## START Material provided

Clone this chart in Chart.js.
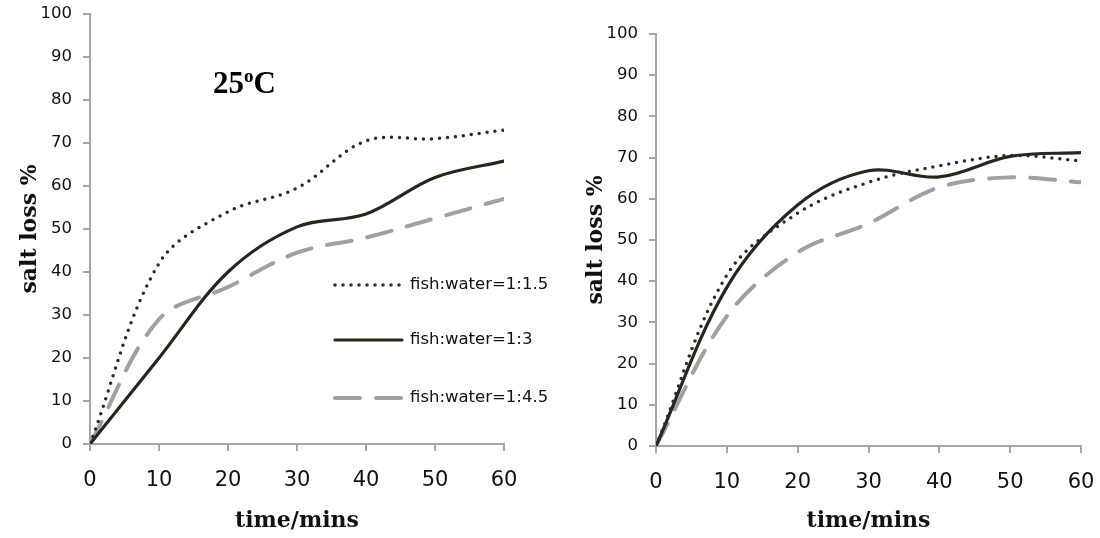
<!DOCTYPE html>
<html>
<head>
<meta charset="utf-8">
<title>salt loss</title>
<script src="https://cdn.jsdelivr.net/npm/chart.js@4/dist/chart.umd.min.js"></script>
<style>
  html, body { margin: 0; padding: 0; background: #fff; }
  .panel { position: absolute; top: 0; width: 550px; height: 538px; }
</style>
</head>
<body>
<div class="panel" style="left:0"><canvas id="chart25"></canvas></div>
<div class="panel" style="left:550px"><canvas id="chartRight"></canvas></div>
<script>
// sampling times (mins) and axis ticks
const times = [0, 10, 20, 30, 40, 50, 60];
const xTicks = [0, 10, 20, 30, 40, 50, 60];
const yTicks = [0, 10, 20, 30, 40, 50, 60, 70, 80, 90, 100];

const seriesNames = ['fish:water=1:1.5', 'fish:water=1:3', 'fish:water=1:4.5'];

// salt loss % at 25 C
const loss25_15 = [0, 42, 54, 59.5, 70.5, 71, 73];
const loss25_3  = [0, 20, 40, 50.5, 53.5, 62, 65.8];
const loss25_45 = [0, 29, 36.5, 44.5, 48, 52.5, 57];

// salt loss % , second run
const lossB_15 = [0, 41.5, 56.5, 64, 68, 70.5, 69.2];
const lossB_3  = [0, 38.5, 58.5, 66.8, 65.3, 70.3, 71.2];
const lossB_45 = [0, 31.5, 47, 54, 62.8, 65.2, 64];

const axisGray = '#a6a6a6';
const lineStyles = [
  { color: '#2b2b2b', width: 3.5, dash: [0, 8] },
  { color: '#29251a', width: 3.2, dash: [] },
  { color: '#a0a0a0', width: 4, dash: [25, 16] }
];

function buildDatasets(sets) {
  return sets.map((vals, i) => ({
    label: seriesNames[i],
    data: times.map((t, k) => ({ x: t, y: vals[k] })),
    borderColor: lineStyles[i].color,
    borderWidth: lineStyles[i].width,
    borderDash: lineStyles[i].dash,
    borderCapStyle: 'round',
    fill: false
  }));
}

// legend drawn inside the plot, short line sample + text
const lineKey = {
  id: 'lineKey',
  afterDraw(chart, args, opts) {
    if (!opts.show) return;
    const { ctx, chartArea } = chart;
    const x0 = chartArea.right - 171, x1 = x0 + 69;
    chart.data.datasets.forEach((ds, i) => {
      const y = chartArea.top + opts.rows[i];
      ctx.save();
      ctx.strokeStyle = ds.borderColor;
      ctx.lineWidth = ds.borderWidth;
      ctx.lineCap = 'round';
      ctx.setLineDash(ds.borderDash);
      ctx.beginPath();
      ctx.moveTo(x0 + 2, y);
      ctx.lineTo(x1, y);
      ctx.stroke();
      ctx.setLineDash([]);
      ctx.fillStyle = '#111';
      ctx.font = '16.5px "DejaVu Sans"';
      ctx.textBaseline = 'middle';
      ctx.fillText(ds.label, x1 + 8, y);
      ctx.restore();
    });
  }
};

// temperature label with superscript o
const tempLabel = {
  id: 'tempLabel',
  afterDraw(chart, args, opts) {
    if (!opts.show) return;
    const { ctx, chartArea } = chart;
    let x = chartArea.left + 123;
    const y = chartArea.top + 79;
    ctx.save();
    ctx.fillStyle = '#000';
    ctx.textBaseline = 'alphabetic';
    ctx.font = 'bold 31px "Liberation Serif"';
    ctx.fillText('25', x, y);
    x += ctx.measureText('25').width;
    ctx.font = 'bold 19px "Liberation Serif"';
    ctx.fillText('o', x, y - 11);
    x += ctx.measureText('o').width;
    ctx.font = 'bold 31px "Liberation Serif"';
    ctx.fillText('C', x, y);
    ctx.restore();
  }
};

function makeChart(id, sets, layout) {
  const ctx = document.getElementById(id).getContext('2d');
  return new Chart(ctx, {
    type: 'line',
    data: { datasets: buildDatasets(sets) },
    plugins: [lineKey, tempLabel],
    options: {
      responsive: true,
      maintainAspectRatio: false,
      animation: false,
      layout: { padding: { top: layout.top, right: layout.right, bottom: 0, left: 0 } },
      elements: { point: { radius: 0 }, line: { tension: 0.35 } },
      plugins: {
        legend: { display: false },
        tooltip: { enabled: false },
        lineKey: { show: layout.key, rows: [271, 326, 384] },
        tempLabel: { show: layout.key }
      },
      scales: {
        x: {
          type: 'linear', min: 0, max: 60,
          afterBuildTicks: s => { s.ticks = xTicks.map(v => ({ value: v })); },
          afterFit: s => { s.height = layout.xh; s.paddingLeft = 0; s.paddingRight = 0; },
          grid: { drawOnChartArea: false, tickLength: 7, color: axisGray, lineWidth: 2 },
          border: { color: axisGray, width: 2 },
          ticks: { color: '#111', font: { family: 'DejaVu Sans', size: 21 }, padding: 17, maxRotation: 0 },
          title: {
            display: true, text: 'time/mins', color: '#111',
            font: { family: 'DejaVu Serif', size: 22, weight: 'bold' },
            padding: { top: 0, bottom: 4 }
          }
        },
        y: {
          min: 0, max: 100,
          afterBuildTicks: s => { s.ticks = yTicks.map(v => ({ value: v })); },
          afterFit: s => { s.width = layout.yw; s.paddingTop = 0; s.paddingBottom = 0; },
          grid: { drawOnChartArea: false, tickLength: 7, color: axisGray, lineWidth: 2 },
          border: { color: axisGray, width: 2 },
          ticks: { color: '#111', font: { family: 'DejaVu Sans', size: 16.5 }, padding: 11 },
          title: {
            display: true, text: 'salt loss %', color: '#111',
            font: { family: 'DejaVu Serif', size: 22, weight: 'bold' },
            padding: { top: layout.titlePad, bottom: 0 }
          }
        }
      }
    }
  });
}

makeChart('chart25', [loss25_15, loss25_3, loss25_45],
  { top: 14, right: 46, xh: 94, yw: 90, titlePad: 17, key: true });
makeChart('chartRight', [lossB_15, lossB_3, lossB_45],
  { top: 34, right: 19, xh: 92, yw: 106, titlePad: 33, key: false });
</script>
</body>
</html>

## END Material provided

Problem statement:
Copy every line above word for word and exclude the pictures.

Output of the exercise:
Clone this chart in Chart.js.
<!DOCTYPE html>
<html>
<head>
<meta charset="utf-8">
<title>salt loss</title>
<script src="https://cdn.jsdelivr.net/npm/chart.js@4/dist/chart.umd.min.js"></script>
<style>
  html, body { margin: 0; padding: 0; background: #fff; }
  .panel { position: absolute; top: 0; width: 550px; height: 538px; }
</style>
</head>
<body>
<div class="panel" style="left:0"><canvas id="chart25"></canvas></div>
<div class="panel" style="left:550px"><canvas id="chartRight"></canvas></div>
<script>
// sampling times (mins) and axis ticks
const times = [0, 10, 20, 30, 40, 50, 60];
const xTicks = [0, 10, 20, 30, 40, 50, 60];
const yTicks = [0, 10, 20, 30, 40, 50, 60, 70, 80, 90, 100];

const seriesNames = ['fish:water=1:1.5', 'fish:water=1:3', 'fish:water=1:4.5'];

// salt loss % at 25 C
const loss25_15 = [0, 42, 54, 59.5, 70.5, 71, 73];
const loss25_3  = [0, 20, 40, 50.5, 53.5, 62, 65.8];
const loss25_45 = [0, 29, 36.5, 44.5, 48, 52.5, 57];

// salt loss % , second run
const lossB_15 = [0, 41.5, 56.5, 64, 68, 70.5, 69.2];
const lossB_3  = [0, 38.5, 58.5, 66.8, 65.3, 70.3, 71.2];
const lossB_45 = [0, 31.5, 47, 54, 62.8, 65.2, 64];

const axisGray = '#a6a6a6';
const lineStyles = [
  { color: '#2b2b2b', width: 3.5, dash: [0, 8] },
  { color: '#29251a', width: 3.2, dash: [] },
  { color: '#a0a0a0', width: 4, dash: [25, 16] }
];

function buildDatasets(sets) {
  return sets.map((vals, i) => ({
    label: seriesNames[i],
    data: times.map((t, k) => ({ x: t, y: vals[k] })),
    borderColor: lineStyles[i].color,
    borderWidth: lineStyles[i].width,
    borderDash: lineStyles[i].dash,
    borderCapStyle: 'round',
    fill: false
  }));
}

// legend drawn inside the plot, short line sample + text
const lineKey = {
  id: 'lineKey',
  afterDraw(chart, args, opts) {
    if (!opts.show) return;
    const { ctx, chartArea } = chart;
    const x0 = chartArea.right - 171, x1 = x0 + 69;
    chart.data.datasets.forEach((ds, i) => {
      const y = chartArea.top + opts.rows[i];
      ctx.save();
      ctx.strokeStyle = ds.borderColor;
      ctx.lineWidth = ds.borderWidth;
      ctx.lineCap = 'round';
      ctx.setLineDash(ds.borderDash);
      ctx.beginPath();
      ctx.moveTo(x0 + 2, y);
      ctx.lineTo(x1, y);
      ctx.stroke();
      ctx.setLineDash([]);
      ctx.fillStyle = '#111';
      ctx.font = '16.5px "DejaVu Sans"';
      ctx.textBaseline = 'middle';
      ctx.fillText(ds.label, x1 + 8, y);
      ctx.restore();
    });
  }
};

// temperature label with superscript o
const tempLabel = {
  id: 'tempLabel',
  afterDraw(chart, args, opts) {
    if (!opts.show) return;
    const { ctx, chartArea } = chart;
    let x = chartArea.left + 123;
    const y = chartArea.top + 79;
    ctx.save();
    ctx.fillStyle = '#000';
    ctx.textBaseline = 'alphabetic';
    ctx.font = 'bold 31px "Liberation Serif"';
    ctx.fillText('25', x, y);
    x += ctx.measureText('25').width;
    ctx.font = 'bold 19px "Liberation Serif"';
    ctx.fillText('o', x, y - 11);
    x += ctx.measureText('o').width;
    ctx.font = 'bold 31px "Liberation Serif"';
    ctx.fillText('C', x, y);
    ctx.restore();
  }
};

function makeChart(id, sets, layout) {
  const ctx = document.getElementById(id).getContext('2d');
  return new Chart(ctx, {
    type: 'line',
    data: { datasets: buildDatasets(sets) },
    plugins: [lineKey, tempLabel],
    options: {
      responsive: true,
      maintainAspectRatio: false,
      animation: false,
      layout: { padding: { top: layout.top, right: layout.right, bottom: 0, left: 0 } },
      elements: { point: { radius: 0 }, line: { tension: 0.35 } },
      plugins: {
        legend: { display: false },
        tooltip: { enabled: false },
        lineKey: { show: layout.key, rows: [271, 326, 384] },
        tempLabel: { show: layout.key }
      },
      scales: {
        x: {
          type: 'linear', min: 0, max: 60,
          afterBuildTicks: s => { s.ticks = xTicks.map(v => ({ value: v })); },
          afterFit: s => { s.height = layout.xh; s.paddingLeft = 0; s.paddingRight = 0; },
          grid: { drawOnChartArea: false, tickLength: 7, color: axisGray, lineWidth: 2 },
          border: { color: axisGray, width: 2 },
          ticks: { color: '#111', font: { family: 'DejaVu Sans', size: 21 }, padding: 17, maxRotation: 0 },
          title: {
            display: true, text: 'time/mins', color: '#111',
            font: { family: 'DejaVu Serif', size: 22, weight: 'bold' },
            padding: { top: 0, bottom: 4 }
          }
        },
        y: {
          min: 0, max: 100,
          afterBuildTicks: s => { s.ticks = yTicks.map(v => ({ value: v })); },
          afterFit: s => { s.width = layout.yw; s.paddingTop = 0; s.paddingBottom = 0; },
          grid: { drawOnChartArea: false, tickLength: 7, color: axisGray, lineWidth: 2 },
          border: { color: axisGray, width: 2 },
          ticks: { color: '#111', font: { family: 'DejaVu Sans', size: 16.5 }, padding: 11 },
          title: {
            display: true, text: 'salt loss %', color: '#111',
            font: { family: 'DejaVu Serif', size: 22, weight: 'bold' },
            padding: { top: layout.titlePad, bottom: 0 }
          }
        }
      }
    }
  });
}

makeChart('chart25', [loss25_15, loss25_3, loss25_45],
  { top: 14, right: 46, xh: 94, yw: 90, titlePad: 17, key: true });
makeChart('chartRight', [lossB_15, lossB_3, lossB_45],
  { top: 34, right: 19, xh: 92, yw: 106, titlePad: 33, key: false });
</script>
</body>
</html>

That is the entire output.